Record excerpts:
Start
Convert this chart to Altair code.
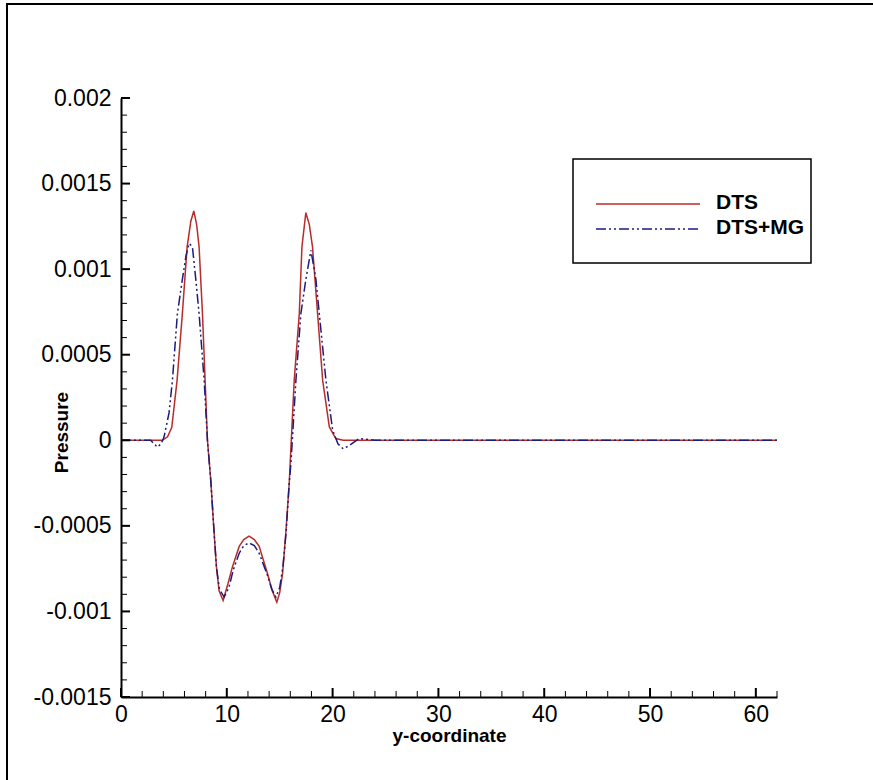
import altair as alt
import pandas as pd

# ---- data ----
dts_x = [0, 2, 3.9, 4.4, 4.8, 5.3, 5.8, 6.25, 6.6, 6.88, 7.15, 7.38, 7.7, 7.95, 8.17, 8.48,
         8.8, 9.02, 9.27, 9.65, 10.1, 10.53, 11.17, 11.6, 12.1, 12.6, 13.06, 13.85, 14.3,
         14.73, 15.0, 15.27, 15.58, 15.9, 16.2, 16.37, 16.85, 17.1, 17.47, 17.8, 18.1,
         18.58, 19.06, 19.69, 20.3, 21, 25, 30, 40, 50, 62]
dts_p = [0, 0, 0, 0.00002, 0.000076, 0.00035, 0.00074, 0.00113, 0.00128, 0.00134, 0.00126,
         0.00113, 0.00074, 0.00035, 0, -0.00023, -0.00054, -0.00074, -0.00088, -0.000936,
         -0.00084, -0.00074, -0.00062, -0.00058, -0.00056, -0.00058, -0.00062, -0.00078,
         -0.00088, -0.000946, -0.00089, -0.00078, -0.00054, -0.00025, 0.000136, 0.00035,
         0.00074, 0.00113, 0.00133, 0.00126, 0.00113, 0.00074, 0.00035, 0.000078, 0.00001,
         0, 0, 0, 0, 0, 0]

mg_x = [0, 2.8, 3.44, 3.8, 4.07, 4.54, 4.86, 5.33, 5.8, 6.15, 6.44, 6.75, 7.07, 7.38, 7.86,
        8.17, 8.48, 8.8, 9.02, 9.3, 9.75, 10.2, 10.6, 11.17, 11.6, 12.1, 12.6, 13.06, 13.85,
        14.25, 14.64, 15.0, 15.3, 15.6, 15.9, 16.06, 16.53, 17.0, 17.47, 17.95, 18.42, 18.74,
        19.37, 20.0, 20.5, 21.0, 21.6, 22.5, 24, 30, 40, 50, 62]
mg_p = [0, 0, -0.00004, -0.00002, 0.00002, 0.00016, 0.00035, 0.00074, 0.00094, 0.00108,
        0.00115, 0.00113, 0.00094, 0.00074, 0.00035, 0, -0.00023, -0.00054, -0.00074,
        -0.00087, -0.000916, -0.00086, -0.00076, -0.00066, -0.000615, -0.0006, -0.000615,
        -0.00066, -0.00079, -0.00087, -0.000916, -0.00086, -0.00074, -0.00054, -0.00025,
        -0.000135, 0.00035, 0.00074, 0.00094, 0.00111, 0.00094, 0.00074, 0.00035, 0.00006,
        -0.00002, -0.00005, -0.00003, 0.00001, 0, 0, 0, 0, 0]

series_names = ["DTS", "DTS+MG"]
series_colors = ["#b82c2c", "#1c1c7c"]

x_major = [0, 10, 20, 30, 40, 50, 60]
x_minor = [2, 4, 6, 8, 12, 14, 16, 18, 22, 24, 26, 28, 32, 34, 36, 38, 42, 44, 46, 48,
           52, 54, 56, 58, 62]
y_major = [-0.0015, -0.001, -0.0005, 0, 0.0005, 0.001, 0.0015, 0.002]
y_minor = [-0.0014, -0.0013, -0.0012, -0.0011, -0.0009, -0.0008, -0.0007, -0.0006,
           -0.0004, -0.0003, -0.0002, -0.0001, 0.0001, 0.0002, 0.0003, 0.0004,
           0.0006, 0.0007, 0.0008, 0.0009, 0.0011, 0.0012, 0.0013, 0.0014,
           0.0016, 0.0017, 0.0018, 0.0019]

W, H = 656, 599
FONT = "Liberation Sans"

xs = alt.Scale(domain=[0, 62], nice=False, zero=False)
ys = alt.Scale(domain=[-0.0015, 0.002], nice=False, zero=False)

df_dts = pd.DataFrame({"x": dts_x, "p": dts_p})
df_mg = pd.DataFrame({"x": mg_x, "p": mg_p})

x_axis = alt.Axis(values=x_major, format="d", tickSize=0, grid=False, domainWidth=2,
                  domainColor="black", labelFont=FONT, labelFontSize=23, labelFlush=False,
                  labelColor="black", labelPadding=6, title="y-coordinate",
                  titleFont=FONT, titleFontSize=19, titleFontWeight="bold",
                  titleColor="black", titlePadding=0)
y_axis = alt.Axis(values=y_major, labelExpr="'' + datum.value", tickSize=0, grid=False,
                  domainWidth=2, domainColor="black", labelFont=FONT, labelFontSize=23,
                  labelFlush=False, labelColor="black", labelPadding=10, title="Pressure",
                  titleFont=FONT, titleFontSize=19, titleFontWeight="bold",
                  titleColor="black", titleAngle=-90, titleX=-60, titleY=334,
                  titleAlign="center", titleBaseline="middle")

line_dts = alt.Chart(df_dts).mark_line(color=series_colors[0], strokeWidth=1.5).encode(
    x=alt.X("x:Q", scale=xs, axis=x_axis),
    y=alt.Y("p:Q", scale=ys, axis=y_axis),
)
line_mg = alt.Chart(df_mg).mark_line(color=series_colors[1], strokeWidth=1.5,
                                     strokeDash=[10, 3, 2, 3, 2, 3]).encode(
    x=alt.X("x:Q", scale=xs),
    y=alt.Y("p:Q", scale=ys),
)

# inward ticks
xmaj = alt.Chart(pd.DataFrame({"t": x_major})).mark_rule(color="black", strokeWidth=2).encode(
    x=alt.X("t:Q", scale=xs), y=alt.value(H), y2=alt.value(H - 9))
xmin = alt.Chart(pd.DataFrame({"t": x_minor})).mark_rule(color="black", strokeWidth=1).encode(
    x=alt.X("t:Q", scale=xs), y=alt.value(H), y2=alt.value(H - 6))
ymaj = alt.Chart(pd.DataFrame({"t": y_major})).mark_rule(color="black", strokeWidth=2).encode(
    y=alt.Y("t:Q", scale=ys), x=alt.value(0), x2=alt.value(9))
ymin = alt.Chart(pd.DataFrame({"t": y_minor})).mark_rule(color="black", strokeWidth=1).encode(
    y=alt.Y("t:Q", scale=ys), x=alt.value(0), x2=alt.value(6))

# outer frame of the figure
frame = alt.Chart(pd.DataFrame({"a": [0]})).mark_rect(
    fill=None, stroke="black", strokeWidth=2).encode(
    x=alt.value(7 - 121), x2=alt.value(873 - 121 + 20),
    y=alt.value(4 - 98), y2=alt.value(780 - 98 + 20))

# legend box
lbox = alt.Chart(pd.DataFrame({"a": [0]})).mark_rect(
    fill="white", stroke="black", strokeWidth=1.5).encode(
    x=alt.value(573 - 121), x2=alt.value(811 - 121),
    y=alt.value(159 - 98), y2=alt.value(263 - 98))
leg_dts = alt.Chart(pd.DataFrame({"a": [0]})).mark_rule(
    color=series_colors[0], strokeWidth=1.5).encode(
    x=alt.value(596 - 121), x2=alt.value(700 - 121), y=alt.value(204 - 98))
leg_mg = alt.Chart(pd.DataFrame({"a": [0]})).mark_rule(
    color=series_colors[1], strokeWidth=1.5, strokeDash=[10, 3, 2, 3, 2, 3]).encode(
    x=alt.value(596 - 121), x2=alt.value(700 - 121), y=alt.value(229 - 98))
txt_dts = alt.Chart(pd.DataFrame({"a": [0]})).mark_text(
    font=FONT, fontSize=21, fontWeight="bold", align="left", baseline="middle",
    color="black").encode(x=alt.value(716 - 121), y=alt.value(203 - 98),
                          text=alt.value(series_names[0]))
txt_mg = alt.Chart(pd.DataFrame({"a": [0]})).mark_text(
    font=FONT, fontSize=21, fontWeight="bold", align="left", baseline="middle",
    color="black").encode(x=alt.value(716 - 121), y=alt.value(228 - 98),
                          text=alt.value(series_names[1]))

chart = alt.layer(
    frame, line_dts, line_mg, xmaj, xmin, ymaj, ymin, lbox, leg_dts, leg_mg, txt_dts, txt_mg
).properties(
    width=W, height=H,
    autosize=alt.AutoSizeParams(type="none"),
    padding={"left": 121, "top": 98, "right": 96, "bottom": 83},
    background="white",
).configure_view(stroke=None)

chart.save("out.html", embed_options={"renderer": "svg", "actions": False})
End
Start
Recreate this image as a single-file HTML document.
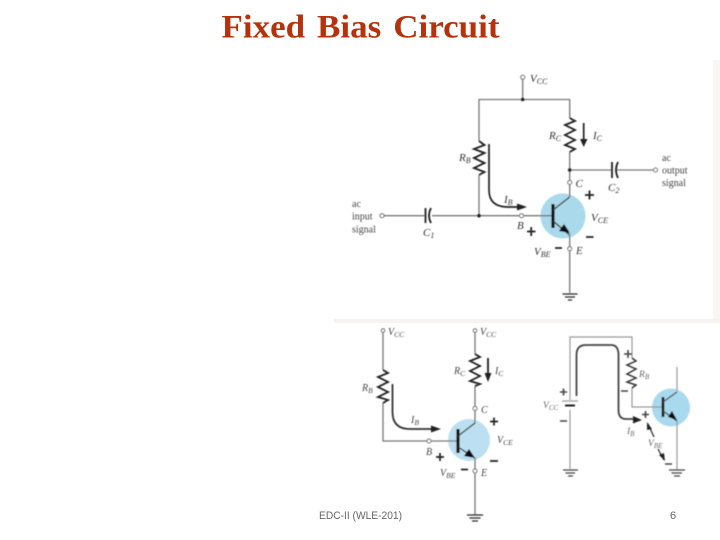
End
List each line of the records that holds the string "this".

Convert this chart to Altair code.
Recreate this image as a single-file HTML document.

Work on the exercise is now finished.